Les agriculteurs français et européens se sentent un peu trahis dans cet accord qui les met face au pied du mur et qu’ils perçoivent comme une forme de concurrence déloyale. Des agriculteurs qui sont déjà très touchés par la guerre des prix dans la distribution en France, avec des revenus très faibles (entre 10.000 et 12.000 euros en moyenne en 2018, selon la Fédération nationale bovine) et qui subissent la pression de mouvements végan radicaux…. Le Copa-Cogeca, principal syndicat agricole dans l’UE, s’insurge contre "une politique commerciale à double standard", qui accroît "le fossé entre ce qui est demandé aux agriculteurs européens et ce qui est toléré des producteurs du Mercosur". Pour toute réponse, la commission européenne par la voix de son commissaire à l’agriculture Phil Hogan promet des aides financières…
Par ailleurs, l’attitude du Brésil par la voix de son Président Jair Bolsonaro sur les questions d’environnement, l’usage intensif des pesticides dans le pays, et la complicité dans le phénomène de déforestation massive du pays sont des questions qui préoccupent les consommateurs européens. L’engagement à respecter l’accord de Paris sur le climat a-t-il servi de monnaie d’échange et permis la finalisation de cet accord ? Si c’est le cas, il est urgent de s’interroger sur les conséquences de cet accord sur la pérennité de notre politique agricole commune qui a permis de lutter efficacement contre la pénurie alimentaire, de moderniser le secteur agricole et de garantir une meilleure sécurité alimentaire pour tous.
Le Président Emmanuel Macron souhaite lancer une évaluation indépendante sur cet accord qu’il trouve bon, reste à voir sous quelle forme sera menée cette évaluation indépendante, qui la pilotera et quels sont les recours possibles en cas d’affaiblissement prononcé de notre filière agricole. Négociation acceptable ou mauvais compromis, l’avenir nous dira si le Président a eu raison de se féliciter de cet accord….

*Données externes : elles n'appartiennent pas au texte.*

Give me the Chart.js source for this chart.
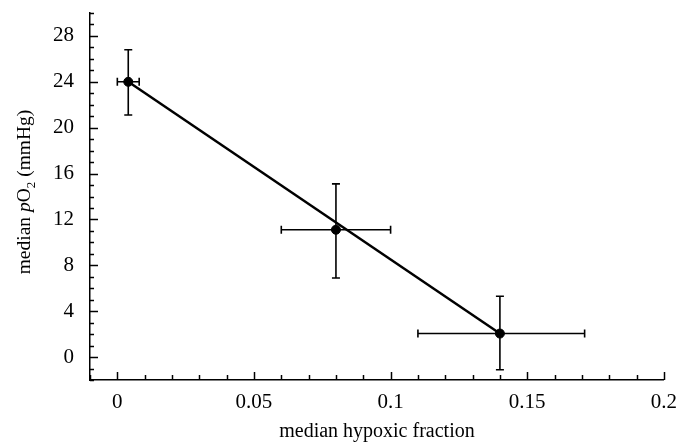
<!DOCTYPE html>
<html>
<head>
<meta charset="utf-8">
<script src="https://cdn.jsdelivr.net/npm/chart.js@4/dist/chart.umd.min.js"></script>
<style>
  html, body { margin: 0; padding: 0; background: #fff; }
  #wrap { width: 679px; height: 444px; }
</style>
</head>
<body>
<div id="wrap"><canvas id="chart"></canvas></div>
<script>
// data
const hypoxicFraction = [0.004, 0.08, 0.14];
const medianPO2 = [24, 11.1, 2.05];
const xErrLow = [0.0, 0.06, 0.11];
const xErrHigh = [0.008, 0.10, 0.171];
const yErrLow = [21.1, 6.9, -1.1];
const yErrHigh = [26.8, 15.1, 5.3];

// fitted line end points
const fitX = [0.004, 0.14];
const fitY = [24, 2.05];

// axis ticks
const xTicks = [0, 0.05, 0.1, 0.15, 0.2];
const xMinorTicks = [-0.01, 0.01, 0.02, 0.03, 0.04, 0.06, 0.07, 0.08, 0.09, 0.11, 0.12, 0.13, 0.14, 0.16, 0.17, 0.18, 0.19];
const yTicks = [0, 4, 8, 12, 16, 20, 24, 28];
const yMinorTicks = [-2, -1, 1, 2, 3, 5, 6, 7, 9, 10, 11, 13, 14, 15, 17, 18, 19, 21, 22, 23, 25, 26, 27, 29, 30];

const FONT = '"Liberation Serif", "DejaVu Serif", serif';
const INK = '#000';

// inward tick marks on both axes
const tickMarks = {
  id: 'tickMarks',
  afterDraw(chart) {
    const { ctx, chartArea, scales } = chart;
    ctx.save();
    ctx.strokeStyle = INK;
    ctx.lineWidth = 1.5;
    const drawX = (vals, len) => {
      vals.forEach(v => {
        const px = Math.round(scales.x.getPixelForValue(v)) + 0.5;
        ctx.beginPath();
        ctx.moveTo(px, chartArea.bottom);
        ctx.lineTo(px, chartArea.bottom - len);
        ctx.stroke();
      });
    };
    const drawY = (vals, len) => {
      vals.forEach(v => {
        const py = Math.round(scales.y.getPixelForValue(v)) + 0.5;
        ctx.beginPath();
        ctx.moveTo(chartArea.left, py);
        ctx.lineTo(chartArea.left + len, py);
        ctx.stroke();
      });
    };
    drawX(xTicks, 8);
    drawX(xMinorTicks, 5);
    drawY(yTicks, 8);
    drawY(yMinorTicks, 4);
    ctx.restore();
  }
};

// error bars with caps
const errorBars = {
  id: 'errorBars',
  afterDatasetsDraw(chart) {
    const { ctx, scales } = chart;
    const x = scales.x, y = scales.y;
    const cap = 4;
    ctx.save();
    ctx.strokeStyle = INK;
    ctx.lineWidth = 1.6;
    hypoxicFraction.forEach((xv, i) => {
      const cx = x.getPixelForValue(xv);
      const cy = y.getPixelForValue(medianPO2[i]);
      const yt = y.getPixelForValue(yErrHigh[i]);
      const yb = y.getPixelForValue(yErrLow[i]);
      const xl = x.getPixelForValue(xErrLow[i]);
      const xr = x.getPixelForValue(xErrHigh[i]);
      ctx.beginPath();
      ctx.moveTo(cx, yt); ctx.lineTo(cx, yb);
      ctx.moveTo(cx - cap, yt); ctx.lineTo(cx + cap, yt);
      ctx.moveTo(cx - cap, yb); ctx.lineTo(cx + cap, yb);
      ctx.moveTo(xl, cy); ctx.lineTo(xr, cy);
      ctx.moveTo(xl, cy - cap); ctx.lineTo(xl, cy + cap);
      ctx.moveTo(xr, cy - cap); ctx.lineTo(xr, cy + cap);
      ctx.stroke();
    });
    ctx.restore();
  }
};

// y axis title with italic p and subscript 2
const yTitle = {
  id: 'yTitle',
  afterDraw(chart) {
    const { ctx } = chart;
    const parts = [
      { t: 'median ', f: '19.5px ' + FONT, dy: 0 },
      { t: 'p', f: 'italic 19.5px ' + FONT, dy: 0 },
      { t: 'O', f: '19.5px ' + FONT, dy: 0 },
      { t: '2', f: '13px ' + FONT, dy: 5 },
      { t: ' (mmHg)', f: '19.5px ' + FONT, dy: 0 }
    ];
    let total = 0;
    parts.forEach(p => { ctx.font = p.f; p.w = ctx.measureText(p.t).width; total += p.w; });
    ctx.save();
    ctx.translate(30, 192);
    ctx.rotate(-Math.PI / 2);
    ctx.fillStyle = INK;
    ctx.textBaseline = 'alphabetic';
    let cx = -total / 2;
    parts.forEach(p => {
      ctx.font = p.f;
      ctx.fillText(p.t, cx, p.dy);
      cx += p.w;
    });
    ctx.restore();
  }
};

new Chart(document.getElementById('chart'), {
  data: {
    datasets: [
      {
        type: 'line',
        data: fitX.map((v, i) => ({ x: v, y: fitY[i] })),
        borderColor: INK,
        borderWidth: 2.5,
        pointRadius: 0,
        fill: false
      },
      {
        type: 'scatter',
        data: hypoxicFraction.map((v, i) => ({ x: v, y: medianPO2[i] })),
        backgroundColor: INK,
        borderColor: INK,
        pointRadius: 4.5
      }
    ]
  },
  options: {
    responsive: true,
    maintainAspectRatio: false,
    animation: false,
    layout: { padding: { top: 13, right: 15, left: 0, bottom: 0 } },
    plugins: { legend: { display: false }, tooltip: { enabled: false } },
    scales: {
      x: {
        type: 'linear',
        min: -0.01,
        max: 0.2,
        afterBuildTicks: s => { s.ticks = xTicks.map(v => ({ value: v })); },
        afterFit: s => { s.height = 64; },
        grid: { display: false },
        border: { display: true, color: INK, width: 1.5 },
        ticks: {
          color: INK,
          font: { family: FONT, size: 21 },
          padding: 2,
          maxRotation: 0,
          callback: v => String(v)
        },
        title: {
          display: true,
          text: 'median hypoxic fraction',
          color: INK,
          font: { family: FONT, size: 20 },
          padding: { top: 4, bottom: 0 }
        }
      },
      y: {
        type: 'linear',
        min: -2,
        max: 30,
        afterBuildTicks: s => { s.ticks = yTicks.map(v => ({ value: v })); },
        afterFit: s => { s.width = 90; s.paddingTop = 0; s.paddingBottom = 0; },
        grid: { display: false },
        border: { display: true, color: INK, width: 1.5 },
        ticks: {
          color: INK,
          font: { family: FONT, size: 21 },
          padding: 8,
          callback: v => String(v)
        }
      }
    }
  },
  plugins: [tickMarks, errorBars, yTitle]
});
</script>
</body>
</html>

De notre côté, si nous devions souscrire à l’accord UE Mercosur, c’est avec la garantie que les assiettes de millions d’enfants et de citoyens français et européens disposeront toujours d’une alimentation sûre et saine. La sécurité alimentaire est un bien trop précieux pour être soumis uniquement au libre-échange. Notre rôle est de soutenir et de protéger nos concitoyens et de combiner sécurité alimentaire, et transition écologique pour les générations futures.
Pierre MAURIN,
Entrepreneur,
Secrétaire national Les Centristes à l'économie et à l'emploi.